ASHLEY D'ARCY
It’s Thursday night and I’m locked out of my apartment. I was heading home to write my Blossom review but instead find myself exiled at the bar. Hello, Lobo!! That’s the name of the bar-restaurant where I end up, my confidence boosted by the two mezcal cocktails I had at my office happy hour.
I explain to the bartender and a waiter idling near my seat that I'm locked out and that I’m writing reviews of Blossom. The bartender does a great Joey Lawrence “whoa.” I’m sitting next to a woman that watched Blossom in her youth. They all seem to know Blossom first hand, even if they haven't thought about the show (or Mayim) in years. None of them are familiar with what Mayim is up to now.
I tell them about Mayim’s content factory and her problematic feminism. The waiter brings up Scott Baio and his recent controversy. All of our cultural memories are so different. I remember Scott from VH1 reality shows. He was always only a dirtbag to me.
I want to dig into something in a later season of Blossom so I download the Hulu app and play “Paris: Part IV” right there. When I finally do get home, I fall asleep watching Parts I, II, and III. The premise of these episodes is that Blossom and her brothers are seeking contact with their mom, who left the family sometime between the Pilot of Blossom and Episode 1. She’s living in Paris, working as a singer in a club.
Honestly WTF. These episodes are so insane. While Blossom discovers her sexuality with a young French man and navigates her complicated relationship with her mother, her two brothers are running around town with the HEAD of a DEAD MAN in a SUITCASE being CHASED by THE MAN IN THE HAT and a mysterious woman.
The brothers are in Bolivia, calling their father from a shady bar, asking to borrow money. To no one’s surprise, the Bolivians present in the episode are depicted unfairly.
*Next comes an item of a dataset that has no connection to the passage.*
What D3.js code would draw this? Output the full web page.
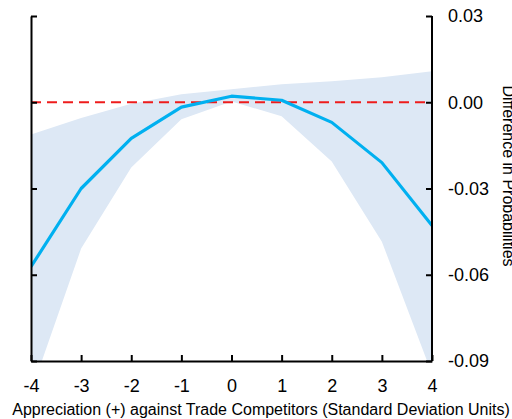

The real climax comes as the brothers (somehow back in France?) are running to the top of the Eiffel Tower, chased by both the man in the hat and the mysterious woman who both want the suitcase with the head.
The terror of the boys’ experience comes in the form of scenes in the action genre, completely uncharacteristic to Blossom, full of scary foreigners, blow darts and chase scenes. Blossom’s terror comes in the dual forms of the realization that her mother will never live up to her imagined ideal and the death of her sexual naivete. This terror, of course, is never coded as such but is instead dramatized through conversations full of disappointed sighs.
There’s no laugh track in these episodes, so even the jokes that should work fall a little flat. I laugh at Blossom’s jokes alone.